Davis and Lancaster extracted sediment core samples — two-inch cylinders of compacted soil and sediment in five-foot lengths stacked to a depth of at least 10 feet — from the area where the bones were discovered. Davis plans to send some organic material from the sediment cores for radiocarbon dating in an effort to further confirm the age of the mammoth.

The sediment cores also will help researchers understand the environment at the point when the mammoth roamed. The stratigraphy of the cores, which are still being analyzed, can provide further insight into the history and conditions of the area.

“The cores reveal the geologic history that’s buried at Reser Stadium. We can use that information to make interpretations,” says Davis, “about how local environmental conditions changed through time.”

Terry and her spring 2017 paleobiology students will begin going through more than 100 five-gallon buckets of dirt pulled from the construction site, looking for additional bone fragments or remnants of much smaller creatures such as rodents. Much of the dirt is hard clay, which is laborious to break down and may not yield anything in the end.

“But there could be some cool stuff in there, bone fragments or toes or teeth,” she says. “The mud clumps are like giant Easter eggs and you don’t know what might be inside.”

Terry is also interested in studying the mammoth’s stable isotopes, atoms that have the same number of protons and electrons but a different number of neutrons. As their name implies, stable isotopes do not decay into other elements. Carbon isotopes can provide information about the animals’ diet, in terms of plants it likely ate, while oxygen isotopes can shed light on an animal’s migration history.

“The isotopes, recorded in the tooth enamel, are like a tape recorder, giving a chronology of an animal’s life,” she says.

More Bones on Campus

With support from the OSU Research Office, Davis purchased a ground-penetrating radar system last spring to detect objects under the surface without disturbing them. Researchers have used the equipment to follow traces of the ancient stream channel as it led out of the stadium and up toward the parking lot. The radar indicated some additional large hard objects in the bottom of the channel, suggesting the presence of more animal bones.

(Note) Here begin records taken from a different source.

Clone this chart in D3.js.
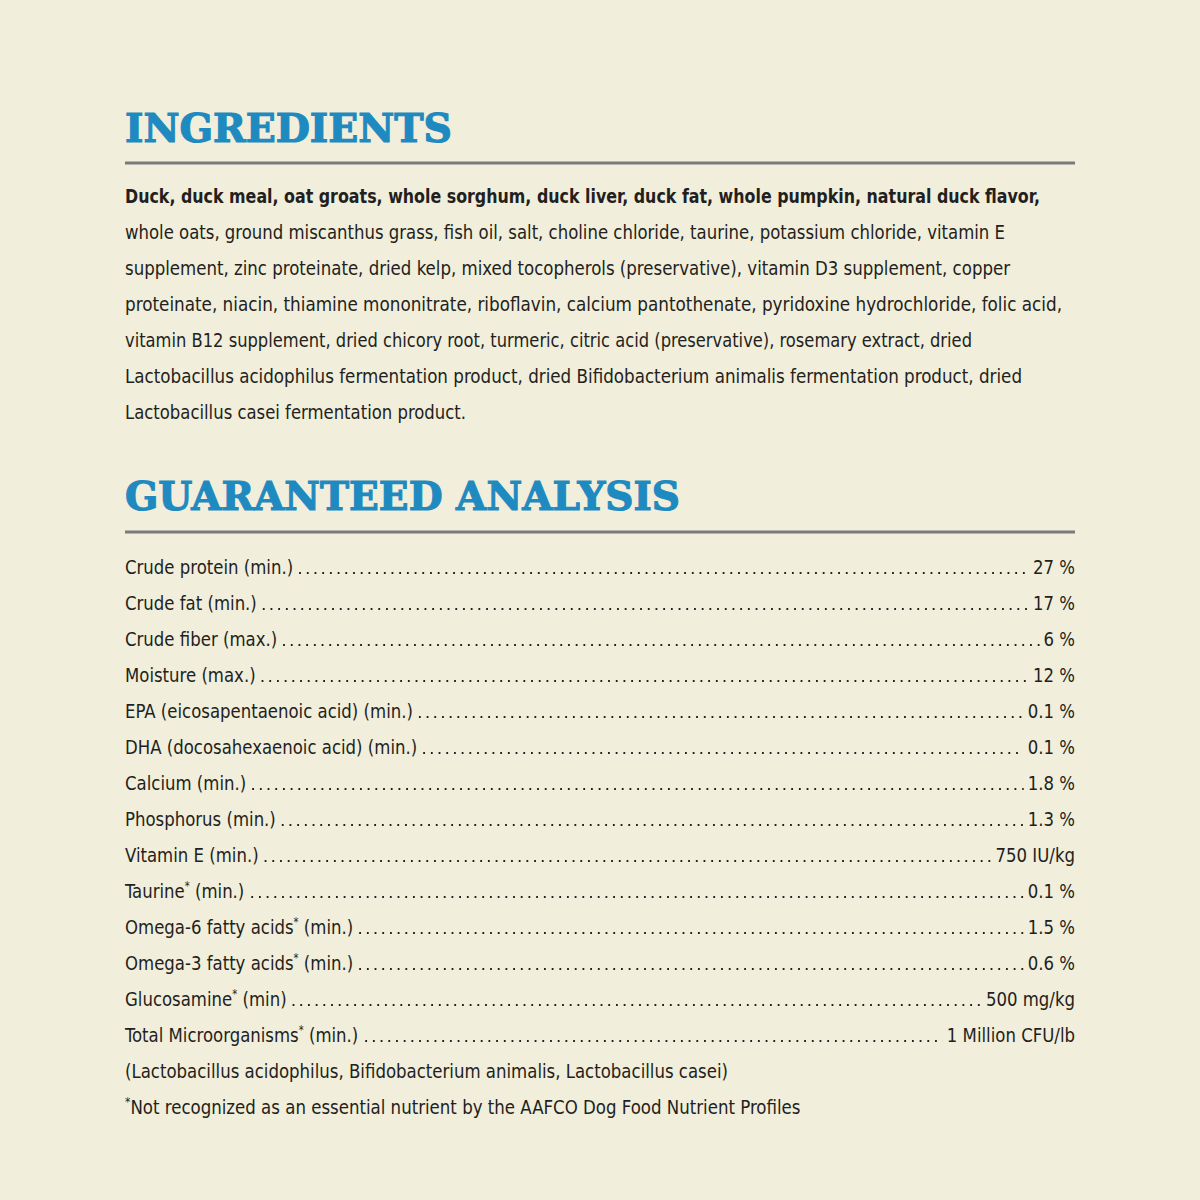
<!DOCTYPE html>
<html><head><meta charset="utf-8">
<script src="https://cdn.jsdelivr.net/npm/d3@7"></script>
<style>body{margin:0;background:#f1eedb}</style></head>
<body><script>
const titles = ["INGREDIENTS", "GUARANTEED ANALYSIS"];
const ingredientLines = [
 "Duck, duck meal, oat groats, whole sorghum, duck liver, duck fat, whole pumpkin, natural duck flavor,",
 "whole oats, ground miscanthus grass, fish oil, salt, choline chloride, taurine, potassium chloride, vitamin E",
 "supplement, zinc proteinate, dried kelp, mixed tocopherols (preservative), vitamin D3 supplement, copper",
 "proteinate, niacin, thiamine mononitrate, riboflavin, calcium pantothenate, pyridoxine hydrochloride, folic acid,",
 "vitamin B12 supplement, dried chicory root, turmeric, citric acid (preservative), rosemary extract, dried",
 "Lactobacillus acidophilus fermentation product, dried Bifidobacterium animalis fermentation product, dried",
 "Lactobacillus casei fermentation product."
];
const lineEnds = [1040, 1005, 1010, 1062, 972, 1022, 466];
const labels = ["Crude protein (min.)","Crude fat (min.)","Crude fiber (max.)","Moisture (max.)",
 "EPA (eicosapentaenoic acid) (min.)","DHA (docosahexaenoic acid) (min.)","Calcium (min.)","Phosphorus (min.)",
 "Vitamin E (min.)","Taurine* (min.)","Omega-6 fatty acids* (min.)","Omega-3 fatty acids* (min.)",
 "Glucosamine* (min)","Total Microorganisms* (min.)"];
const values = ["27 %","17 %","6 %","12 %","0.1 %","0.1 %","1.8 %","1.3 %","750 IU/kg","0.1 %","1.5 %","0.6 %","500 mg/kg","1 Million CFU/lb"];
const notes = ["(Lactobacillus acidophilus, Bifidobacterium animalis, Lactobacillus casei)",
 "*Not recognized as an essential nutrient by the AAFCO Dog Food Nutrient Profiles"];
const noteEnds = [728, 800];

const svg = d3.select("body").append("svg").attr("width",1200).attr("height",1200);
svg.append("rect").attr("width",1200).attr("height",1200).attr("fill","#f1eedb");
const font = "'Liberation Sans Narrow','DejaVu Sans Condensed',sans-serif";
const ink = "#231f20";
const L = 125, R = 1075, SX = 0.92;

const titleY = [142, 510], titleEnd = [452, 680], ruleY = [163, 532];
titles.forEach((t,i)=>{
  svg.append("text").attr("x",L).attr("y",titleY[i]).text(t)
    .attr("font-family","'DejaVu Serif',serif").attr("font-weight","bold").attr("font-size",40)
    .attr("fill","#1f8ac0").attr("stroke","#1f8ac0").attr("stroke-width",1.2)
    .attr("textLength",titleEnd[i]-L).attr("lengthAdjust","spacingAndGlyphs");
  svg.append("line").attr("x1",L).attr("x2",R).attr("y1",ruleY[i]).attr("y2",ruleY[i])
    .attr("stroke","#7a7a7a").attr("stroke-width",3);
});

const yIng = d3.scaleLinear().domain([0,1]).range([203,239]);
svg.selectAll("text.ing").data(ingredientLines).join("text").attr("class","ing")
  .attr("x",L).attr("y",(d,i)=>yIng(i)).text(d=>d)
  .attr("font-family",font).attr("font-size",20).attr("fill",ink)
  .attr("font-weight",(d,i)=>i===0?"bold":"normal")
  .attr("textLength",(d,i)=>lineEnds[i]-L).attr("lengthAdjust","spacingAndGlyphs");

function scaled(x, y, anchor){
  const g = svg.append("g").attr("transform",`translate(${x},${y}) scale(${SX},1)`);
  return g.append("text").attr("x",0).attr("y",0).attr("text-anchor",anchor||"start")
    .attr("font-family",font).attr("font-size",20).attr("fill",ink);
}
const yRow = d3.scaleLinear().domain([0,1]).range([574,610]);
labels.forEach((lab,i)=>{
  const y = yRow(i);
  const t = scaled(L, y);
  const parts = lab.split("*");
  t.append("tspan").text(parts[0]);
  if(parts.length>1){ t.append("tspan").text("*").attr("font-size",12).attr("dy",-8);
    t.append("tspan").text(parts[1]).attr("dy",8); }
  const v = scaled(R, y, "end").text(values[i]);
  const lw = t.node().getBBox().width*SX, vw = v.node().getBBox().width*SX;
  const x1 = L+lw+6, x2 = R-vw-4;
  svg.append("line").attr("x1",x1).attr("x2",x2).attr("y1",y-1).attr("y2",y-1)
    .attr("stroke",ink).attr("stroke-width",2).attr("stroke-dasharray","1.8,5.9");
});
notes.forEach((n,i)=>{
  const t = svg.append("text").attr("x",L).attr("y",yRow(14+i)).attr("font-family",font).attr("font-size",20).attr("fill",ink);
  if(n.startsWith("*")){ t.append("tspan").text("*").attr("font-size",12).attr("dy",-8);
    t.append("tspan").text(n.slice(1)).attr("dy",8)
      .attr("textLength",noteEnds[i]-L-5).attr("lengthAdjust","spacingAndGlyphs"); }
  else t.text(n).attr("textLength",noteEnds[i]-L).attr("lengthAdjust","spacingAndGlyphs");
});
</script></body></html>
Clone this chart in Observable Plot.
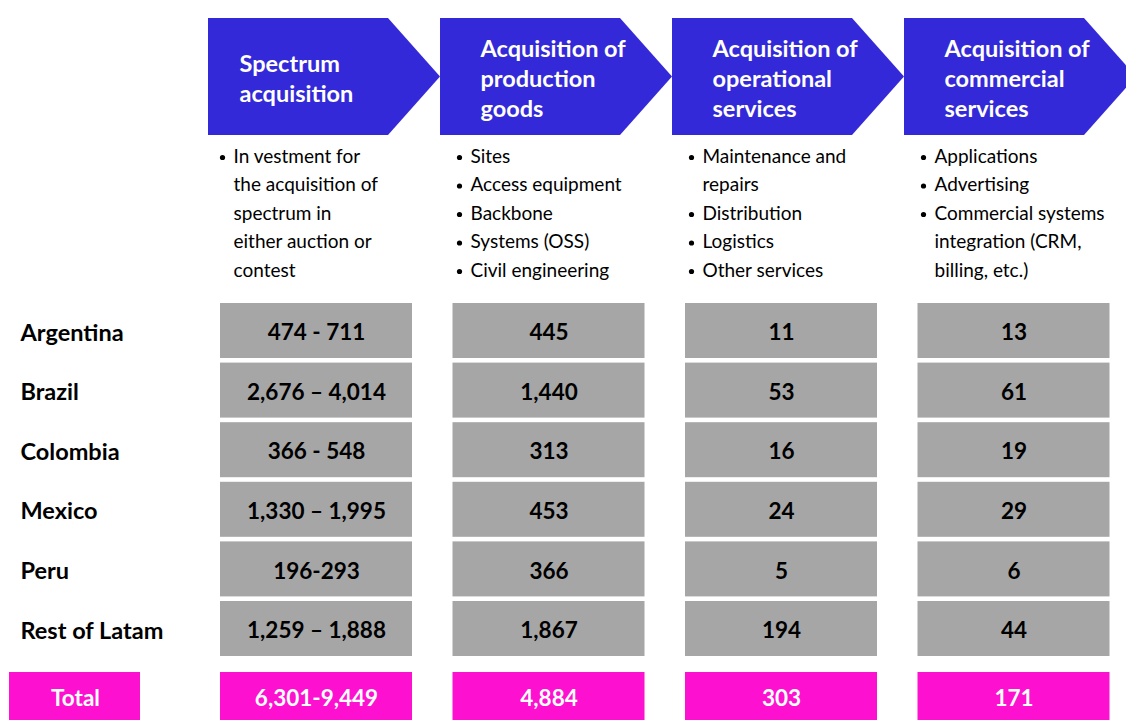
<!DOCTYPE html>
<html>
<head>
<meta charset="utf-8">
<script src="https://cdn.jsdelivr.net/npm/d3@7"></script>
<script src="https://cdn.jsdelivr.net/npm/@observablehq/plot@0.6"></script>
<style>
  html, body { margin: 0; padding: 0; background: #fff; }
  #chart svg { display: block; }
</style>
</head>
<body>
<div id="chart"></div>
<script>
// ---- Data ----
const headers = [
  "Spectrum\nacquisition",
  "Acquisition of\nproduction\ngoods",
  "Acquisition of\noperational\nservices",
  "Acquisition of\ncommercial\nservices"
];
const bulletsSpectrum = [["In vestment for", "the acquisition of", "spectrum in", "either auction or", "contest"]];
const bulletsProduction = [["Sites"], ["Access equipment"], ["Backbone"], ["Systems (OSS)"], ["Civil engineering"]];
const bulletsOperational = [["Maintenance and", "repairs"], ["Distribution"], ["Logistics"], ["Other services"]];
const bulletsCommercial = [["Applications"], ["Advertising"], ["Commercial systems", "integration (CRM,", "billing, etc.)"]];
const countries = ["Argentina", "Brazil", "Colombia", "Mexico", "Peru", "Rest of Latam"];
const spectrum = ["474 - 711", "2,676 \u2013 4,014", "366 - 548", "1,330 \u2013 1,995", "196-293", "1,259 \u2013 1,888"];
const production = ["445", "1,440", "313", "453", "366", "1,867"];
const operational = ["11", "53", "16", "24", "5", "194"];
const commercial = ["13", "61", "19", "29", "6", "44"];
const totalLabel = "Total";
const totals = ["6,301-9,449", "4,884", "303", "171"];

// ---- Layout (derived from indices) ----
const W = 1126, H = 720;
const BLUE = "#3429d8", GREY = "#a6a6a6", MAGENTA = "#fd10d0", INK = "#000";
const chevLeft = i => 208 + 232 * i;
const chevBody = 180, chevTip = 52, chevTop = 18, chevBottom = 135;
const cellLeft = i => 220 + 232.5 * i;
const cellW = 192;
const rowTop = r => 303 + 59.6 * r;
const rowH = 55;
const totalTop = 672, totalBottom = 722;

// chevrons as polygons via area (x1, y1..y2)
const chevrons = headers.flatMap((h, i) => [
  {i, x: chevLeft(i), y1: chevTop, y2: chevBottom},
  {i, x: chevLeft(i) + chevBody, y1: chevTop, y2: chevBottom},
  {i, x: chevLeft(i) + chevBody + chevTip, y1: (chevTop + chevBottom) / 2, y2: (chevTop + chevBottom) / 2}
]);
const headerText = headers.map((h, i) => ({x: chevLeft(i) + (i === 0 ? 31 : 40), y: 77, text: h}));

const bulletCols = [bulletsSpectrum, bulletsProduction, bulletsOperational, bulletsCommercial];
const bulletLines = [];
bulletCols.forEach((items, c) => {
  let line = 0;
  items.forEach(item => {
    item.forEach((t, k) => {
      bulletLines.push({c, line, text: t, bullet: k === 0,
        x: chevLeft(c) + (c === 0 ? 25 : 30), y: 156 + 28.5 * line});
      line++;
    });
  });
});

const series = [spectrum, production, operational, commercial];
const cells = [];
series.forEach((vals, c) => vals.forEach((v, r) => cells.push({c, r, v})));
const totalCells = totals.map((v, c) => ({c, v}));

const chart = Plot.plot({
  width: W, height: H, margin: 0,
  x: {domain: [0, W], range: [0, W], axis: null},
  y: {domain: [0, H], range: [0, H], axis: null},
  style: {fontFamily: "Lato, 'Open Sans', sans-serif", background: "#fff"},
  marks: [
    Plot.area(chevrons, {x1: "x", y1: "y1", y2: "y2", z: "i", fill: BLUE, curve: "linear"}),
    Plot.text(headerText, {x: "x", y: "y", text: "text", textAnchor: "start", lineAnchor: "middle",
      lineHeight: 1.28, fill: "#fff", fontSize: 23.5, fontWeight: "bold"}),
    Plot.dot(bulletLines.filter(d => d.bullet), {x: d => d.x - 11, y: d => d.y + 1, r: 2.6, fill: INK, stroke: null}),
    Plot.text(bulletLines, {x: "x", y: "y", text: "text", textAnchor: "start", lineAnchor: "middle",
      fill: INK, fontSize: 19}),
    // grey cells
    Plot.rect(cells, {x1: d => cellLeft(d.c), x2: d => cellLeft(d.c) + cellW,
      y1: d => rowTop(d.r), y2: d => rowTop(d.r) + rowH, fill: GREY}),
    Plot.text(cells, {x: d => cellLeft(d.c) + cellW / 2, y: d => rowTop(d.r) + rowH / 2 + 2, text: "v",
      fill: INK, fontSize: 22.5, fontWeight: "bold", lineAnchor: "middle"}),
    // row labels
    Plot.text(countries, {x: () => 20, y: (d, r) => rowTop(r) + rowH / 2 + 2, text: d => d, textAnchor: "start",
      lineAnchor: "middle", fill: INK, fontSize: 23.5, fontWeight: "bold"}),
    // totals
    Plot.rect([totalLabel], {x1: () => 9, x2: () => 140, y1: () => totalTop, y2: () => totalBottom, fill: MAGENTA}),
    Plot.text([totalLabel], {x: () => 75, y: () => (totalTop + 720) / 2 + 2, text: d => d, fill: "#fff",
      fontSize: 22.5, fontWeight: "bold", lineAnchor: "middle"}),
    Plot.rect(totalCells, {x1: d => cellLeft(d.c), x2: d => cellLeft(d.c) + cellW,
      y1: () => totalTop, y2: () => totalBottom, fill: MAGENTA}),
    Plot.text(totalCells, {x: d => cellLeft(d.c) + cellW / 2, y: () => (totalTop + 720) / 2 + 2, text: "v",
      fill: "#fff", fontSize: 22.5, fontWeight: "bold", lineAnchor: "middle"})
  ]
});
document.getElementById("chart").appendChild(chart);
</script>
</body>
</html>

Davis hopes to develop a course that would allow students to use the equipment on campus and beyond, perhaps in open fields or agricultural lands where excavation would be possible.

“It’s like being a detective,” Davis says. “We have clues that there may be more mammoths to find at Oregon State, and we have lots of expertise here on our campus to help us do so. That provides a great opportunity for us and our students to make wonderful discoveries in the coming years.”

 

By Nick Houtman

Nick Houtman is director of research communications at OSU and edits Terra, a world of research and creativity at Oregon State University. He has experience in weekly and daily print journalism and university science writing. A native Californian, he lived in Wisconsin and Maine before arriving in Corvallis in 2005.

2 replies on “Emissary from an Ice-Age Boneyard”

Would be nice if this story was updated as time goes on so as to allow for additional documentation. My suspicion is that the Mammoth may have floated in with the Missoula floods much like the erratics did, given the age of the dating thus far.

“The cause of extinction remains unclear, but climate change and exposure to humans are among the suspected contributors.”

I think those two conclusions should be rejected.

Firstly, these are animals that numbered in the millions – how would a few thousand paleoamericans kill off not only the Mammoths, but 35 other North American mega fauna in the same (very brief) time period?

Secondly, siting climate change: these are the same species that survived many prior (and some substantially more severe) climate changes over millions of years for them all to be killed by a few degrees change during the younger-dryas.